THE TASK: Copy exactly, please, the lines of the data from its start through the line containing "import * as".

GIVEN INFORMATION:

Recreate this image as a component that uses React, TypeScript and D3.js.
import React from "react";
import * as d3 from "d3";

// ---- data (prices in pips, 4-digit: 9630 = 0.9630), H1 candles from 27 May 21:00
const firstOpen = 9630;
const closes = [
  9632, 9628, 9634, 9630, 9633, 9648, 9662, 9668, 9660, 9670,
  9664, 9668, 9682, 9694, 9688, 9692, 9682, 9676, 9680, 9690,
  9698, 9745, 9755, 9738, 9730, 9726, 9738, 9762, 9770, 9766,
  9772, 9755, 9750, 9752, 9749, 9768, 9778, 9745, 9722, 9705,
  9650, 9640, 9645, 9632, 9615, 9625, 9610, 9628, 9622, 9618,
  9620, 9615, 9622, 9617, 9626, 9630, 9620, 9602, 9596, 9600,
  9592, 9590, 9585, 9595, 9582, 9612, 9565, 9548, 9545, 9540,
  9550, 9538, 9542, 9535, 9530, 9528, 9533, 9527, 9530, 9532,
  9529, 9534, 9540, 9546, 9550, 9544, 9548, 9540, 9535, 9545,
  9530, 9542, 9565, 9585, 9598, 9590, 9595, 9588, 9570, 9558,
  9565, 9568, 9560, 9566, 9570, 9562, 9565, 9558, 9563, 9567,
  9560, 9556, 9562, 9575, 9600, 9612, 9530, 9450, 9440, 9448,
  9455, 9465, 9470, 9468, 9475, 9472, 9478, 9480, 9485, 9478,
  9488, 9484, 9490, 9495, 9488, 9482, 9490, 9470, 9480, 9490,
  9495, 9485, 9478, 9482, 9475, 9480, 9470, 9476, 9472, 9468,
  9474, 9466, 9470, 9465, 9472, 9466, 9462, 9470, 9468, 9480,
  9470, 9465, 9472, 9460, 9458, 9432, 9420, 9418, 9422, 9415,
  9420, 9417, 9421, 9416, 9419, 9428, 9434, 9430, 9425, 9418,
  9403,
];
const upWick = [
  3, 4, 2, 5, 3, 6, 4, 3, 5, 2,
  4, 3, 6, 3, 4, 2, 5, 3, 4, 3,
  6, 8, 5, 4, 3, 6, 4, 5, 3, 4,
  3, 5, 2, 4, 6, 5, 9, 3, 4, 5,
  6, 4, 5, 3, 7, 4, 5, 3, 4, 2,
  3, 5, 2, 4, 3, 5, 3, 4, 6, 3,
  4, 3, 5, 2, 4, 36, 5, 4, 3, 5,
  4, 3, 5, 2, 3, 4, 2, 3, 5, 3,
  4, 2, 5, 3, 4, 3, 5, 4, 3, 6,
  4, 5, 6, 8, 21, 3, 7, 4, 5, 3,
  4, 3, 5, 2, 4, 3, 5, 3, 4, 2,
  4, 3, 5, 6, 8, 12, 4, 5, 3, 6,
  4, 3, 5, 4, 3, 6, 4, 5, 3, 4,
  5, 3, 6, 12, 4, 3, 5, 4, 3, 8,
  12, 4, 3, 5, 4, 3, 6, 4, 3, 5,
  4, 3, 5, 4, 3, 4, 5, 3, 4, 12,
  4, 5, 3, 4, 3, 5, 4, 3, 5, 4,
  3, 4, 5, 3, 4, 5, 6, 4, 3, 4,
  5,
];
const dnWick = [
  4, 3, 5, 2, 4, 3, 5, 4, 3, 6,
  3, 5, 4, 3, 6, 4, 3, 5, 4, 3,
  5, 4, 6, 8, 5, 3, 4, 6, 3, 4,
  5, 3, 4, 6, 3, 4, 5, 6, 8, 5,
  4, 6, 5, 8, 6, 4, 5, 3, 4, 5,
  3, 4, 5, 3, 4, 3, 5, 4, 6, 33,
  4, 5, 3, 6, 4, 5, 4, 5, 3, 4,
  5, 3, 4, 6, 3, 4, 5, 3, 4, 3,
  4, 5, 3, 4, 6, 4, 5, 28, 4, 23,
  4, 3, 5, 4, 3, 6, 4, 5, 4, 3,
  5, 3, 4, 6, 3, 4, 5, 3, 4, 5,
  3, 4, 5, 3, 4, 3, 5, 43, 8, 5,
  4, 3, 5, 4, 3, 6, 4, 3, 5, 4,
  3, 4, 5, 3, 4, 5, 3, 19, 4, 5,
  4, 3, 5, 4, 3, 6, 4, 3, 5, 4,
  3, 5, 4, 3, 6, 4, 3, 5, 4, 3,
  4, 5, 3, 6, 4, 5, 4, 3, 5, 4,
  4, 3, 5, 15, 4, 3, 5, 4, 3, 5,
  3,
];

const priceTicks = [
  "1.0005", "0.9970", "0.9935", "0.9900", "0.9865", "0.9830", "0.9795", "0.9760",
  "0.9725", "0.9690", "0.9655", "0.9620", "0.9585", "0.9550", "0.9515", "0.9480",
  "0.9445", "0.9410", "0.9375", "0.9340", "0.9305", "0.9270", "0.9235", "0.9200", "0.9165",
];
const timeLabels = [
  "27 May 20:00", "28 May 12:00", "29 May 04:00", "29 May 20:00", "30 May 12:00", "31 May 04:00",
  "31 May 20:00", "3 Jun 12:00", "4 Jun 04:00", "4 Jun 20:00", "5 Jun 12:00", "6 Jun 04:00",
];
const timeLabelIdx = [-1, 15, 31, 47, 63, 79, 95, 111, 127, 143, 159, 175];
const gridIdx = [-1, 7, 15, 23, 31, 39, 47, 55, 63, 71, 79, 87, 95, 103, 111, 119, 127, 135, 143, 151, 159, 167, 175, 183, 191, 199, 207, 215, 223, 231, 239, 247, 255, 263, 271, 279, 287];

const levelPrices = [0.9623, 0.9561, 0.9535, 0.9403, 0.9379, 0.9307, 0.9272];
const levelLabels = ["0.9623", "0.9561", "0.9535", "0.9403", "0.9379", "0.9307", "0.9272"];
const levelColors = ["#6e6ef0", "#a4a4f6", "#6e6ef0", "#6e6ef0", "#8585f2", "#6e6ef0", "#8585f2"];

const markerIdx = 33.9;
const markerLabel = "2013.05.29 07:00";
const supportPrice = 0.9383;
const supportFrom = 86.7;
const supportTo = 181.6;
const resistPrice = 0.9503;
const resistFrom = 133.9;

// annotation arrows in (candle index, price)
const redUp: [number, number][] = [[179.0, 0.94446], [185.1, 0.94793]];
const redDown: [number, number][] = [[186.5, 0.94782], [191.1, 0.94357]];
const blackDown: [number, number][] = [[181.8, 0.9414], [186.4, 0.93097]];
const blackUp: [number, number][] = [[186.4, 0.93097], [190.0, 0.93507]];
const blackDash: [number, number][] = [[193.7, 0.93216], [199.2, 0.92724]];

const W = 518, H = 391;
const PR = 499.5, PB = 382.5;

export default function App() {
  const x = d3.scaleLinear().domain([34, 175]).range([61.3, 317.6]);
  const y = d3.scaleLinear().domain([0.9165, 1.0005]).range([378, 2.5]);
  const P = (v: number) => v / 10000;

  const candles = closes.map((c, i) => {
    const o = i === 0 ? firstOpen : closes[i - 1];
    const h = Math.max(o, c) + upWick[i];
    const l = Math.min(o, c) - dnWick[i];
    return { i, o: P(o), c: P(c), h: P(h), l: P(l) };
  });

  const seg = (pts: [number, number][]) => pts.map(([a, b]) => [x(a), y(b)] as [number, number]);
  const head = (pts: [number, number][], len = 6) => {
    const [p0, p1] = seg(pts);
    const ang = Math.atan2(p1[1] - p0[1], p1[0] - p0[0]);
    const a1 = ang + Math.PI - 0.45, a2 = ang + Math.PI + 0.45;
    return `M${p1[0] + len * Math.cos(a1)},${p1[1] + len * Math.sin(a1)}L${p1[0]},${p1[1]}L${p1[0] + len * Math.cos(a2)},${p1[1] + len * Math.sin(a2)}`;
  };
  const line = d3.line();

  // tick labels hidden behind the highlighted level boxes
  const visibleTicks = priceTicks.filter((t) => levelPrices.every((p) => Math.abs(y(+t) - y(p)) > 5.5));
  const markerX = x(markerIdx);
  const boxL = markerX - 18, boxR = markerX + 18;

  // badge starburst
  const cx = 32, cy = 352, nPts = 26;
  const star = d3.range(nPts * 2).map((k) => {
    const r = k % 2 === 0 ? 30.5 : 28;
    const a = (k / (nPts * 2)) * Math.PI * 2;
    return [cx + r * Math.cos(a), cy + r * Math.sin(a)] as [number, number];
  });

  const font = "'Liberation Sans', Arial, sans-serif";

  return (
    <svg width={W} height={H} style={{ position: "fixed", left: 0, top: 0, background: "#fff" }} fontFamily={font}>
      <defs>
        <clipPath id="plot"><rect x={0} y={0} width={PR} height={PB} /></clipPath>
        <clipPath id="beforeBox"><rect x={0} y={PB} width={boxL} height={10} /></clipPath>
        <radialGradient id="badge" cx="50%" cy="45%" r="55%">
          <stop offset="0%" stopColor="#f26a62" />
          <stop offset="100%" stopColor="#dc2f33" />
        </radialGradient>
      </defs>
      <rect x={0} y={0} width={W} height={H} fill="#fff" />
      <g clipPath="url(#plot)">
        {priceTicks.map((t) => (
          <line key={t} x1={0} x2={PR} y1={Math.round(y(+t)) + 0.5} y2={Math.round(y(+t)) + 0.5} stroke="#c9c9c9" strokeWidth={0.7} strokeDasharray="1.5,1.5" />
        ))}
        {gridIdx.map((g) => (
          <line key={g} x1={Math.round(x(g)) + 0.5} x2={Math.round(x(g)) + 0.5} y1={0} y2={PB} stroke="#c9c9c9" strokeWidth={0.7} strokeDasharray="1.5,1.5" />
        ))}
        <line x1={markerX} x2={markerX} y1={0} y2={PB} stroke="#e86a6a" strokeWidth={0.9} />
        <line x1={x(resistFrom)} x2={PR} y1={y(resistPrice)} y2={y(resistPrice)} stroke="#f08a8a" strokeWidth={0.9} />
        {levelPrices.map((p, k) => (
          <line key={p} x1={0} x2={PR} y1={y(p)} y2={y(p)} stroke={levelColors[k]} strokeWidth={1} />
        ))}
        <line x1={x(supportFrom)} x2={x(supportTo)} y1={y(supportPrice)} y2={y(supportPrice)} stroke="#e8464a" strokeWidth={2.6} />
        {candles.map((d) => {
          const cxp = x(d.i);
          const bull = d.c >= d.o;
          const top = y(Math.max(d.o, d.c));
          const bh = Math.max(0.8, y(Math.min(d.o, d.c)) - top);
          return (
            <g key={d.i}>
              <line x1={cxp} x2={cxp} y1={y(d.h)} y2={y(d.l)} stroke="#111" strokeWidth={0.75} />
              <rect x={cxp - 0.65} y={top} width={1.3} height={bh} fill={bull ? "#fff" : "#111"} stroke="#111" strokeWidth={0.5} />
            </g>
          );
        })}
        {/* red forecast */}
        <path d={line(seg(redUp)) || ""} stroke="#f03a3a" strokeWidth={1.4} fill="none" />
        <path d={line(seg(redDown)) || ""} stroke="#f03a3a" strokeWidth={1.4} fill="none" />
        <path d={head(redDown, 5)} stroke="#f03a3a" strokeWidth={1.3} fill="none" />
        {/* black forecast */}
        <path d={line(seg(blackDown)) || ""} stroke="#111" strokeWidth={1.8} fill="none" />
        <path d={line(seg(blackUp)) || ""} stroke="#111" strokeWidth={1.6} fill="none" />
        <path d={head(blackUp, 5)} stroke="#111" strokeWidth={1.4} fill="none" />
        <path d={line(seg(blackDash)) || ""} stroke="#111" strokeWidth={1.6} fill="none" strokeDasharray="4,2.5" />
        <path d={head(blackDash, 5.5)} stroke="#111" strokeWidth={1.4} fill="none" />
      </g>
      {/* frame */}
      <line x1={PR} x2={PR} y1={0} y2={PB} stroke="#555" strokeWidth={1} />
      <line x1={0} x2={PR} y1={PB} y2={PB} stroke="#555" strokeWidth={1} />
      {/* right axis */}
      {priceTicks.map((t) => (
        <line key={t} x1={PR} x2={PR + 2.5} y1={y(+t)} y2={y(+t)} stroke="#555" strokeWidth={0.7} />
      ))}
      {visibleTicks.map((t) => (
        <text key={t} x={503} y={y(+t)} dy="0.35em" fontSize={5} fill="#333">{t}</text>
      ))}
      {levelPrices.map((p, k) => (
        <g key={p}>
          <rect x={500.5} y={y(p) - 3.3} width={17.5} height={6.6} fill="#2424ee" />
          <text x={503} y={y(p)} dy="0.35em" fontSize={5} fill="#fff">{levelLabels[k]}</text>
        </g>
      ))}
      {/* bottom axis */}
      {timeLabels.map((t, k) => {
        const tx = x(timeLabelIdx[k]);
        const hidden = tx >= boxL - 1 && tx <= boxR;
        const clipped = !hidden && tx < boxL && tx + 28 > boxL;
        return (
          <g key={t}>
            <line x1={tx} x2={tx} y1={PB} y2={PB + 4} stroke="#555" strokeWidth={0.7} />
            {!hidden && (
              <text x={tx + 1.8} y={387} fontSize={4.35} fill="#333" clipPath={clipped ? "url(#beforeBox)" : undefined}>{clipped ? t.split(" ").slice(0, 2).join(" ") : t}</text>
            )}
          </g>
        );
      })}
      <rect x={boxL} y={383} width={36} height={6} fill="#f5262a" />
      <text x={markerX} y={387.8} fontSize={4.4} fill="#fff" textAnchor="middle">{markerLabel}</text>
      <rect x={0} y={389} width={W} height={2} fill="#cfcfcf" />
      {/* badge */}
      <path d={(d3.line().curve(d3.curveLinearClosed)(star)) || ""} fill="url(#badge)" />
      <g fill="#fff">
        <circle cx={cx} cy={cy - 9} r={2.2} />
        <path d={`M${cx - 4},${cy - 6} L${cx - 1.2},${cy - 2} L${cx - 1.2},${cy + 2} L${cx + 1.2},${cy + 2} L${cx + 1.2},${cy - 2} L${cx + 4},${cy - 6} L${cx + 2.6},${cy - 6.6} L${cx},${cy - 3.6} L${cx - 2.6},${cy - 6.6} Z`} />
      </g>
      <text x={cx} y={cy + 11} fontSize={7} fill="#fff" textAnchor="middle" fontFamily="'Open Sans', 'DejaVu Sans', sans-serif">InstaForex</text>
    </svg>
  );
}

THE ANSWER:
Recreate this image as a component that uses React, TypeScript and D3.js.
import React from "react";
import * as d3 from "d3";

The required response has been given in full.